Amazon.com's Best of 2001
Senior editor for
Parabola magazine Philip Zaleski has a finely tuned sense of strong writing and strong spirit, as evidenced in the fifth installment of his highly esteemed
Best Spiritual Writing series. The introduction by Andre Dubus III (
House of Sand and Fog) sets the stage for the writers to follow. He tells of stumbling upon a "spiritual bookstore" while vacationing and how he immediately recoiled from the incense, crystals, goddess posters, and bookshelves labeled "Transcendence" and "Healing." On the same street he discovered a bookstore with a cigarette-smoking clerk and familiar genres: fiction, poetry. While one store shouted spiritual slogans and quick fixes, the other invited his soul to travel the gritty mysteries of characters, dialog, landscape, and story. "And it occurred to me that the form of spirituality I trust most comes directly from the sensual mass of life itself." Indeed, the host of heavenly voices in this anthology seems to rise from the complicated "sensual mass" called life. Bestselling author Brett Lott speaks of Oprah selecting
Jewel for her book club and how it set in motion a series of humiliating lessons. In "Stillbirth," Leah Konselik Lebec reckons with the death of her 28-week-old son in utero. Some essays rise from a seeker's wonderment, such as Valerie Martin's essay "Being St. Francis." There are the occasional dry spots, but they remind readers that spirituality is not an entertainment industry. Rather, it is a reverent process born out of the willingness to listen and pay close attention. Other contributors include Terry Tempest Williams, Thomas Moore, and Pattiann Rogers.
--Gail Hudson
From Publishers Weekly
If, as Zaleski writes in the preface to his latest anthology, the best spiritual writing flourishes in an atmosphere of silence, then the very finest of what was produced in 2000 may still lie in obscurity. Given that, Zaleski once again has skillfully skimmed the cream from the top of last year's published spiritual prose and poetry. In this, his fourth gathering of writers, he has assembled works from the known and the lesser known. Names such as Thomas Moore (Care of the Soul) and George Weigel (Witness to Hope) are among the draws, but the writing itself is the major attraction. It is difficult to page casually through this repository of gems without finding something appealing to read. There is "The Yoga Exercise," a two-stanza verse by Floyd Skloot, whose words are as elegant and lithe as the prayer posture he describes. Likewise, Patricia Hampl's "The Sacrament of Reconciliation" artfully plaits the writer's childhood memories of Catholic confession into her rediscovery of the now-reformed ritual.

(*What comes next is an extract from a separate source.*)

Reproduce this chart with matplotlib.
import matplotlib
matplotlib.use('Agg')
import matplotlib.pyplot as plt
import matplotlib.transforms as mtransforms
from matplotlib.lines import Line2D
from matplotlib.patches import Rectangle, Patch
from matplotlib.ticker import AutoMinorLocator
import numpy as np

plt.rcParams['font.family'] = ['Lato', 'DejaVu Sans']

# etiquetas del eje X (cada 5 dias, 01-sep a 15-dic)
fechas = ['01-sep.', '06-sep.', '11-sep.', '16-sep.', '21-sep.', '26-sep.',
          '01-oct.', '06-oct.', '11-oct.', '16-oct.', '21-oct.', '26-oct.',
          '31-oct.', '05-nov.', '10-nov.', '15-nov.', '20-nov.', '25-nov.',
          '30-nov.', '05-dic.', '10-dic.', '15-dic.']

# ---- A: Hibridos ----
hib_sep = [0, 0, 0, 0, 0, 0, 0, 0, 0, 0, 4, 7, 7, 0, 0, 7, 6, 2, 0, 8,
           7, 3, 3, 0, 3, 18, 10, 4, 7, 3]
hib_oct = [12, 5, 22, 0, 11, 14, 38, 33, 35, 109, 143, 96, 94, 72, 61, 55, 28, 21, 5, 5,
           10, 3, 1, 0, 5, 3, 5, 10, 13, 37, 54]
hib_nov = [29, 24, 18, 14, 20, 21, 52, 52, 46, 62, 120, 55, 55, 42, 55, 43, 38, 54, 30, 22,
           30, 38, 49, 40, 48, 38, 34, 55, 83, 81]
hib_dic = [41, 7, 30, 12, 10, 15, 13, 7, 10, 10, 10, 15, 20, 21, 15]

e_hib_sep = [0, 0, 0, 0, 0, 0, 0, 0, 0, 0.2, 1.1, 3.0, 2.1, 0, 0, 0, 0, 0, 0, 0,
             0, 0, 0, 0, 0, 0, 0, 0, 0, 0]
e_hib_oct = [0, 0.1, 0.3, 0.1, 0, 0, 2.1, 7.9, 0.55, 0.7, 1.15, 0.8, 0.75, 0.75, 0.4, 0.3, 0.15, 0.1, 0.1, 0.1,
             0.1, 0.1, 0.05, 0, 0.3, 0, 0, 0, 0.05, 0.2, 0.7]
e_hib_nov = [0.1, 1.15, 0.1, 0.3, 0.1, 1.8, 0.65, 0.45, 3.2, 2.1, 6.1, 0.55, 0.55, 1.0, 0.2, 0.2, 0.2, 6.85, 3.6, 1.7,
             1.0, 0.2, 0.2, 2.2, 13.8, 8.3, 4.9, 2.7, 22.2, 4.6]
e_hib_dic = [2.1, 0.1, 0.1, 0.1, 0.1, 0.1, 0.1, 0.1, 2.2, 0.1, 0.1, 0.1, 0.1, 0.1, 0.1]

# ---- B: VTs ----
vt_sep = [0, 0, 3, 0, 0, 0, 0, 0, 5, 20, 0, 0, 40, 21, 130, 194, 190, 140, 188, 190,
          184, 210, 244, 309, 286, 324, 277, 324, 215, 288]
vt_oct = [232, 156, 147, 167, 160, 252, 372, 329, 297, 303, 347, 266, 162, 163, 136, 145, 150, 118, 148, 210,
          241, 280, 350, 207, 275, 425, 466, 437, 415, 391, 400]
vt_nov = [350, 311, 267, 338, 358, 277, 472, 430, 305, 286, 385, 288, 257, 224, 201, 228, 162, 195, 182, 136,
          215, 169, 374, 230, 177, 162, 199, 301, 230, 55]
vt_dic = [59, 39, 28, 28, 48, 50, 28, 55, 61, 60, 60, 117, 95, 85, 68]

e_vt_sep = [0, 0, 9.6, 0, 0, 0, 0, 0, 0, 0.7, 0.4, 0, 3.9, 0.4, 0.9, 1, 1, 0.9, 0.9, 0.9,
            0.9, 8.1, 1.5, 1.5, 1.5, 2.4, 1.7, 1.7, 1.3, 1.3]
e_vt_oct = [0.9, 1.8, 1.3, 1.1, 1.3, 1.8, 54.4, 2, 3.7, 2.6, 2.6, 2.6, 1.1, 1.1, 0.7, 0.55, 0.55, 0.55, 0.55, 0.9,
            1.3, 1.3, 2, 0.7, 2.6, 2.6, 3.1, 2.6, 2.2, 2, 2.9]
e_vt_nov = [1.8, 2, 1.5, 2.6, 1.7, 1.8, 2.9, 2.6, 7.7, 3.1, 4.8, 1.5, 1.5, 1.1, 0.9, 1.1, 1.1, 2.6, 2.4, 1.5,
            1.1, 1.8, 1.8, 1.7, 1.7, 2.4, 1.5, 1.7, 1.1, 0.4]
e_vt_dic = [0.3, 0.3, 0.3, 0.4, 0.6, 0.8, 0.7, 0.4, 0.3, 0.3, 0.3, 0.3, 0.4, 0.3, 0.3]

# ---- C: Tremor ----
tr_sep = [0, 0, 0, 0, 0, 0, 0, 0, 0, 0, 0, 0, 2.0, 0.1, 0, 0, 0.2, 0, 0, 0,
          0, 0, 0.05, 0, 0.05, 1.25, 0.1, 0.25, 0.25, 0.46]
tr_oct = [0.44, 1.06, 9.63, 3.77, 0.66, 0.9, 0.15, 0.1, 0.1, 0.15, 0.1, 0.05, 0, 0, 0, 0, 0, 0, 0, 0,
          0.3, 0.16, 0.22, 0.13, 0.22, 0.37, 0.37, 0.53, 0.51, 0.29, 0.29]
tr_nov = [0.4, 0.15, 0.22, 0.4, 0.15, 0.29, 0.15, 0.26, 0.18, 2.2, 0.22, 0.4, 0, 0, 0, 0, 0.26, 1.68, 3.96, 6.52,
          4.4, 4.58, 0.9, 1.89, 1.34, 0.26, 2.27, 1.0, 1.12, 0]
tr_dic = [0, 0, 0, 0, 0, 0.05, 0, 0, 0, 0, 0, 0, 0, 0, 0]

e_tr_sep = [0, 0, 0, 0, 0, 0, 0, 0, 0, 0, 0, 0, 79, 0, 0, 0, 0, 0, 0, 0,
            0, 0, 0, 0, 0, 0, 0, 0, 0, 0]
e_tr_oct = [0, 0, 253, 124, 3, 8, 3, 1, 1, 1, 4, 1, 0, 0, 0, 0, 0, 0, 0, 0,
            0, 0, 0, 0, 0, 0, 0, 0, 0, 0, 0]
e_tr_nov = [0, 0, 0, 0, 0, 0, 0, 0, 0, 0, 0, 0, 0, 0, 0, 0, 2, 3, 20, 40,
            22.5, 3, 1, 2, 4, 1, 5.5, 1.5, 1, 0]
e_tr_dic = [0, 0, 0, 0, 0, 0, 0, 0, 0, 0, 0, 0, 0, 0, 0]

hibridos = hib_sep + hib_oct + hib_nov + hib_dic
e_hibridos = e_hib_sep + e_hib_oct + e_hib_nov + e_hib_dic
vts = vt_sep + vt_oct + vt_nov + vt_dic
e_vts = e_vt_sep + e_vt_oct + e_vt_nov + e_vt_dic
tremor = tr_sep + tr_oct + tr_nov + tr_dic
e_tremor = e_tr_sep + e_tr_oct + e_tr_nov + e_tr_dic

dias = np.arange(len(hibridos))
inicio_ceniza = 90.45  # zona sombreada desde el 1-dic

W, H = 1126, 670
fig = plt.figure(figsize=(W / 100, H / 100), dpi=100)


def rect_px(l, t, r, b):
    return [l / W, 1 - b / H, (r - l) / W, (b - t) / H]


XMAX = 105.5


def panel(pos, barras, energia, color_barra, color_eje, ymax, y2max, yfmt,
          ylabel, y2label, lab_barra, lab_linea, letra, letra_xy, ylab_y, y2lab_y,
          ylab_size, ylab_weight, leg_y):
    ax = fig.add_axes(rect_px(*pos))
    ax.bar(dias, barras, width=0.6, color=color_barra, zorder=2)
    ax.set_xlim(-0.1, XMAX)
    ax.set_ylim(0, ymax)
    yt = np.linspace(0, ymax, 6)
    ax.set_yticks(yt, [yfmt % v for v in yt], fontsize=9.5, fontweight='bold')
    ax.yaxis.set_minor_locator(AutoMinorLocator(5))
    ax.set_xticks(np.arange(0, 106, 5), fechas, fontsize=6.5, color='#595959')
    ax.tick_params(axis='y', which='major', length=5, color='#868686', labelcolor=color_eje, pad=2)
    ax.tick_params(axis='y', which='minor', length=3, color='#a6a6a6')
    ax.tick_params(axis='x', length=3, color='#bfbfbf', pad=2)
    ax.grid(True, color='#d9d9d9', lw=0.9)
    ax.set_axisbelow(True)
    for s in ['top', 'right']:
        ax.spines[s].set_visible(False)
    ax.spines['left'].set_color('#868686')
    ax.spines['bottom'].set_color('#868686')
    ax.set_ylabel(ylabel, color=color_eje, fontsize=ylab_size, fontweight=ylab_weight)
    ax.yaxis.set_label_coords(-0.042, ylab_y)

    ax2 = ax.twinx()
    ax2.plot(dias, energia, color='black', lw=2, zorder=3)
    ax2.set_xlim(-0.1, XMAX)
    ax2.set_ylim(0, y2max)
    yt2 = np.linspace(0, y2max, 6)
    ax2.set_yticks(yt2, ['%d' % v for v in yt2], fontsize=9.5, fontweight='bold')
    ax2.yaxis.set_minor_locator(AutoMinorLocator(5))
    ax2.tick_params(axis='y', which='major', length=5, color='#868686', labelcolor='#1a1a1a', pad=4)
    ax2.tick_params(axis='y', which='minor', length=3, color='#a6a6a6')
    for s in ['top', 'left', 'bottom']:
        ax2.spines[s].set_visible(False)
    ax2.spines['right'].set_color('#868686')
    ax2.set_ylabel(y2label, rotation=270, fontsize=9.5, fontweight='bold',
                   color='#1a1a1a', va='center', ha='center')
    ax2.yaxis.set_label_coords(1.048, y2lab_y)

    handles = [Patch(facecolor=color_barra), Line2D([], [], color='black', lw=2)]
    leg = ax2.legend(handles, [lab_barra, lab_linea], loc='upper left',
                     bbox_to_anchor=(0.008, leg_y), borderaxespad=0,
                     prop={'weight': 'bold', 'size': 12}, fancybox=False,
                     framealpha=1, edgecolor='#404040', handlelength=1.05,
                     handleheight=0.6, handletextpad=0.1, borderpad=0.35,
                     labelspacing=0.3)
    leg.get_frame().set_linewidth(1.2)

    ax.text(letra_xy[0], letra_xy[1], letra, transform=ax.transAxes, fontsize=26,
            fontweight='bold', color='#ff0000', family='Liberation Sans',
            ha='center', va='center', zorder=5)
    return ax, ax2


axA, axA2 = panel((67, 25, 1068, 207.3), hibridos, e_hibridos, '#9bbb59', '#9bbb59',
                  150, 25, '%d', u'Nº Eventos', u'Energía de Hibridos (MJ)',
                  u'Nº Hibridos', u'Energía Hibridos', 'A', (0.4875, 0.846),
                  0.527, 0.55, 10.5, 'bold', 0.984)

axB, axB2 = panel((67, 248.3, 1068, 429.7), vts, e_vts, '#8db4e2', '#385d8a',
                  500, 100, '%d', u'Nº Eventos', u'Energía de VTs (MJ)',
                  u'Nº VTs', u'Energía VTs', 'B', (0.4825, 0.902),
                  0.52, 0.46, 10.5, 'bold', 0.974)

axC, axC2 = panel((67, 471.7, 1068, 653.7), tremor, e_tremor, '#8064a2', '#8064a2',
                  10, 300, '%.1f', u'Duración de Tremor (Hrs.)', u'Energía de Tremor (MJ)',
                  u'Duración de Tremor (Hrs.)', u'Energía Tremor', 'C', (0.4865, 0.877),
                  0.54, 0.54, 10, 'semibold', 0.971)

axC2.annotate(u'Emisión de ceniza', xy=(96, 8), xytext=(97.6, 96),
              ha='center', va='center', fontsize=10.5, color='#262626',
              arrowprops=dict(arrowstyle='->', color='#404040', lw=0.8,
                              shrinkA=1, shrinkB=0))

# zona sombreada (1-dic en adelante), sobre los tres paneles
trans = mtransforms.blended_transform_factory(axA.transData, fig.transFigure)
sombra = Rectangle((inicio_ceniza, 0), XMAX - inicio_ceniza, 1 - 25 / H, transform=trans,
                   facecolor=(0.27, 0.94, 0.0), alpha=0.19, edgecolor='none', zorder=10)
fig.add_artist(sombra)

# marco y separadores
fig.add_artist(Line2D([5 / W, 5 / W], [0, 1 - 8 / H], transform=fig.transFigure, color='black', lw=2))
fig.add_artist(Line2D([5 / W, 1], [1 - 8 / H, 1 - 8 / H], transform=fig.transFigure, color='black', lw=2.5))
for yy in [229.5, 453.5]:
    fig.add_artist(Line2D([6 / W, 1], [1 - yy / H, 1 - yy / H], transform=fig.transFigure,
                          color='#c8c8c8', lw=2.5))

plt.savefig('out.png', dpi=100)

Also worth noting among the 30 selections is Ben Birnbaum's "How to Pray," a masterful essay on prayer that taps the author's 1950s boyhood recollections, blending them with stories from sources as disparate as the Talmud and a Jewish children's magazine. Although not every faith tradition is represented, Zaleski is generally to be lauded for the diversity of his choices, which this year include works with Christian, Jewish, Native American and Buddhist themes. (Sept.)